*Instructions to follow*. Omit every picture and output the rest of the records exactly as they are.

__________________________________________________

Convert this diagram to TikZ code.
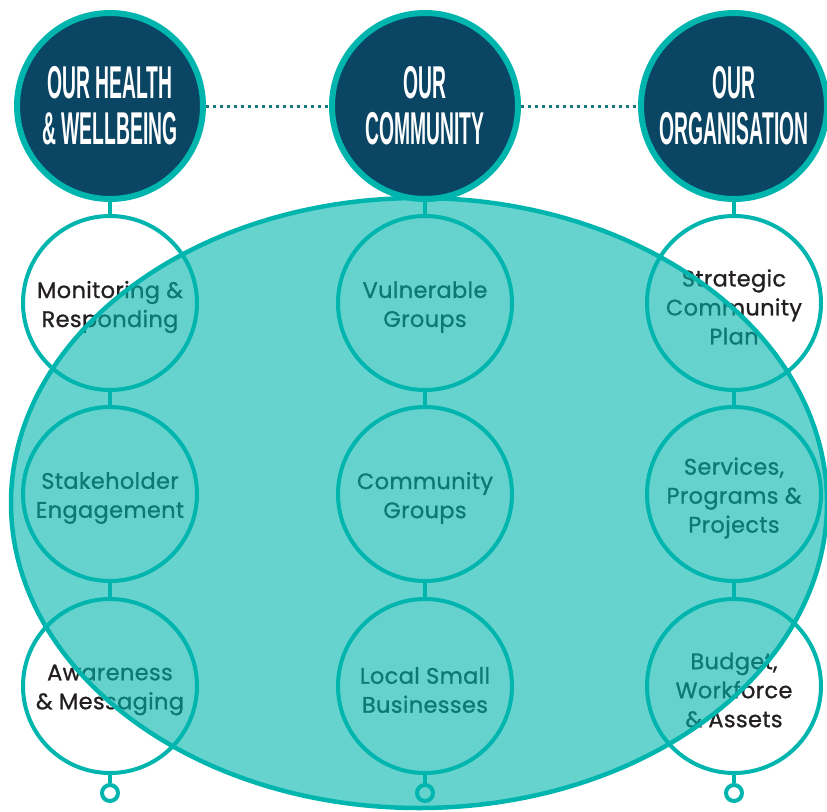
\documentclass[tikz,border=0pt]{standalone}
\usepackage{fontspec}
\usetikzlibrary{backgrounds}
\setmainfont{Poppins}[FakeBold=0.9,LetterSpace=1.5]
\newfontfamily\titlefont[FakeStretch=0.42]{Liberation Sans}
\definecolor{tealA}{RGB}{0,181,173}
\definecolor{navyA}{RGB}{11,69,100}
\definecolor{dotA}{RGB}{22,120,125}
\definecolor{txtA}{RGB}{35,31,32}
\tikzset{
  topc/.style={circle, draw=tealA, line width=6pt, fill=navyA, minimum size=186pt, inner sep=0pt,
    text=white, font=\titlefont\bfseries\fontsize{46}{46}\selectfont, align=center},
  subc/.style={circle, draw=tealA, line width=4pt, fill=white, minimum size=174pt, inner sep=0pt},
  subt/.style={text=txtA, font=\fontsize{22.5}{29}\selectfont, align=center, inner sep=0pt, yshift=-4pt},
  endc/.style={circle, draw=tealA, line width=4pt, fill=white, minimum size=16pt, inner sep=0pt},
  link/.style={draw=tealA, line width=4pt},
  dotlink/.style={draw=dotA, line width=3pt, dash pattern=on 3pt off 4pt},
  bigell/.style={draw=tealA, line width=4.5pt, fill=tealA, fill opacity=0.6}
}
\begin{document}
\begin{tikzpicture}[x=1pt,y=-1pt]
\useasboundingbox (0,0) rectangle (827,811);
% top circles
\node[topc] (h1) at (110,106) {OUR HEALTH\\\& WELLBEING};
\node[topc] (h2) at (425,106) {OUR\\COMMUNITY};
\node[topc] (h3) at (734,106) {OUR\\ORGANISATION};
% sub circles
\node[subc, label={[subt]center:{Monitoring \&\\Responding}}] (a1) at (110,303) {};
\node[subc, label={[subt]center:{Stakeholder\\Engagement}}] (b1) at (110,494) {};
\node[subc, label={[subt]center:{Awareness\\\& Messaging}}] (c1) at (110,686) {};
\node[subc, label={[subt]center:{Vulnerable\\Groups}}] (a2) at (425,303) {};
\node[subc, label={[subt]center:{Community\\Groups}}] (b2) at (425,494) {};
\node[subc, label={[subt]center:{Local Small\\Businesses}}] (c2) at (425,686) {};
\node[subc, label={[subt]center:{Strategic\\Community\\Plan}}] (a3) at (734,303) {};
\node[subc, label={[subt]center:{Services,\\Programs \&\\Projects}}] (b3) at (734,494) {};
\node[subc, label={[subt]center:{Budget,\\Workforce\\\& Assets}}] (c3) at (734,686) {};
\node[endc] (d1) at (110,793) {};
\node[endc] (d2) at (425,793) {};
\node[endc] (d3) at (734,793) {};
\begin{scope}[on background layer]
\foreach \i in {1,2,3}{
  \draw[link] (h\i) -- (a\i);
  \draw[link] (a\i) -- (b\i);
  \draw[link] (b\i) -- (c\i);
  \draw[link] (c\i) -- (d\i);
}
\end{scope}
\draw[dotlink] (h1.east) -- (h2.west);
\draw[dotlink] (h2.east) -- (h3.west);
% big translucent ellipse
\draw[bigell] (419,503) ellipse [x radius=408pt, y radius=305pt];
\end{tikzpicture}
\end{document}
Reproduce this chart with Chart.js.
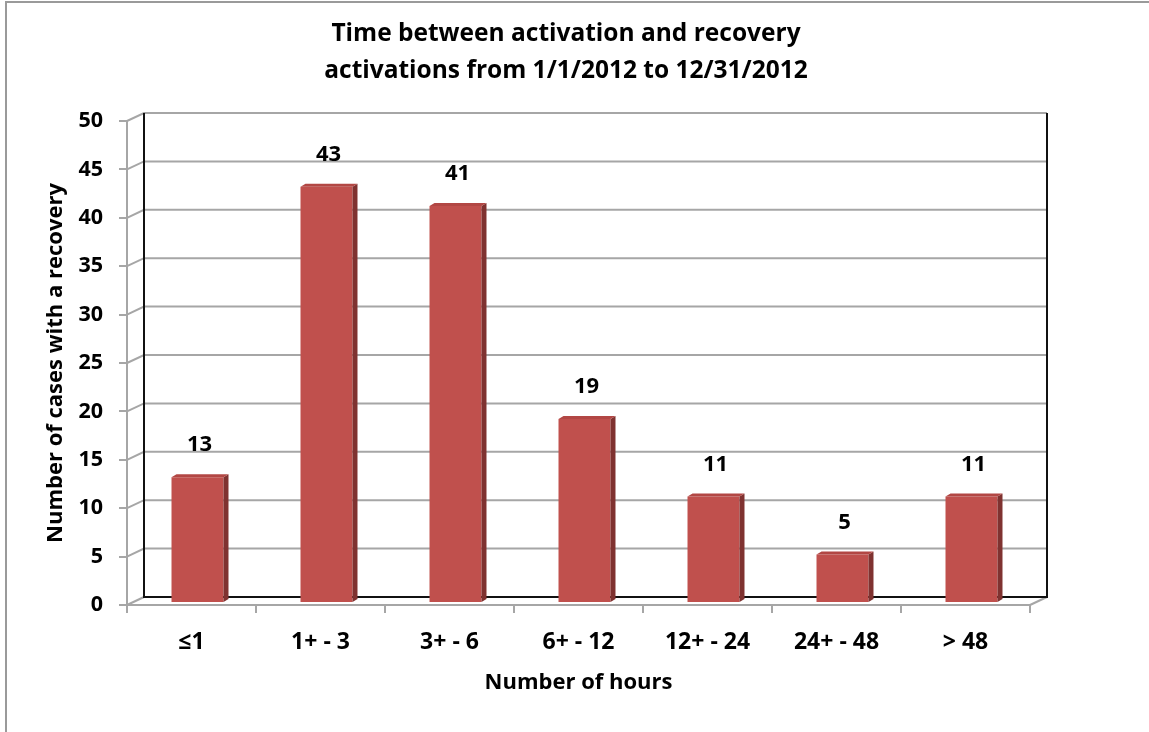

__________________________________________________

*Answer*.
Convert this diagram to TikZ code.
\documentclass[tikz,border=0pt]{standalone}
\usepackage{fontspec}
\usetikzlibrary{backgrounds}
\setmainfont{Poppins}[FakeBold=0.9,LetterSpace=1.5]
\newfontfamily\titlefont[FakeStretch=0.42]{Liberation Sans}
\definecolor{tealA}{RGB}{0,181,173}
\definecolor{navyA}{RGB}{11,69,100}
\definecolor{dotA}{RGB}{22,120,125}
\definecolor{txtA}{RGB}{35,31,32}
\tikzset{
  topc/.style={circle, draw=tealA, line width=6pt, fill=navyA, minimum size=186pt, inner sep=0pt,
    text=white, font=\titlefont\bfseries\fontsize{46}{46}\selectfont, align=center},
  subc/.style={circle, draw=tealA, line width=4pt, fill=white, minimum size=174pt, inner sep=0pt},
  subt/.style={text=txtA, font=\fontsize{22.5}{29}\selectfont, align=center, inner sep=0pt, yshift=-4pt},
  endc/.style={circle, draw=tealA, line width=4pt, fill=white, minimum size=16pt, inner sep=0pt},
  link/.style={draw=tealA, line width=4pt},
  dotlink/.style={draw=dotA, line width=3pt, dash pattern=on 3pt off 4pt},
  bigell/.style={draw=tealA, line width=4.5pt, fill=tealA, fill opacity=0.6}
}
\begin{document}
\begin{tikzpicture}[x=1pt,y=-1pt]
\useasboundingbox (0,0) rectangle (827,811);
% top circles
\node[topc] (h1) at (110,106) {OUR HEALTH\\\& WELLBEING};
\node[topc] (h2) at (425,106) {OUR\\COMMUNITY};
\node[topc] (h3) at (734,106) {OUR\\ORGANISATION};
% sub circles
\node[subc, label={[subt]center:{Monitoring \&\\Responding}}] (a1) at (110,303) {};
\node[subc, label={[subt]center:{Stakeholder\\Engagement}}] (b1) at (110,494) {};
\node[subc, label={[subt]center:{Awareness\\\& Messaging}}] (c1) at (110,686) {};
\node[subc, label={[subt]center:{Vulnerable\\Groups}}] (a2) at (425,303) {};
\node[subc, label={[subt]center:{Community\\Groups}}] (b2) at (425,494) {};
\node[subc, label={[subt]center:{Local Small\\Businesses}}] (c2) at (425,686) {};
\node[subc, label={[subt]center:{Strategic\\Community\\Plan}}] (a3) at (734,303) {};
\node[subc, label={[subt]center:{Services,\\Programs \&\\Projects}}] (b3) at (734,494) {};
\node[subc, label={[subt]center:{Budget,\\Workforce\\\& Assets}}] (c3) at (734,686) {};
\node[endc] (d1) at (110,793) {};
\node[endc] (d2) at (425,793) {};
\node[endc] (d3) at (734,793) {};
\begin{scope}[on background layer]
\foreach \i in {1,2,3}{
  \draw[link] (h\i) -- (a\i);
  \draw[link] (a\i) -- (b\i);
  \draw[link] (b\i) -- (c\i);
  \draw[link] (c\i) -- (d\i);
}
\end{scope}
\draw[dotlink] (h1.east) -- (h2.west);
\draw[dotlink] (h2.east) -- (h3.west);
% big translucent ellipse
\draw[bigell] (419,503) ellipse [x radius=408pt, y radius=305pt];
\end{tikzpicture}
\end{document}
Reproduce this chart with Chart.js.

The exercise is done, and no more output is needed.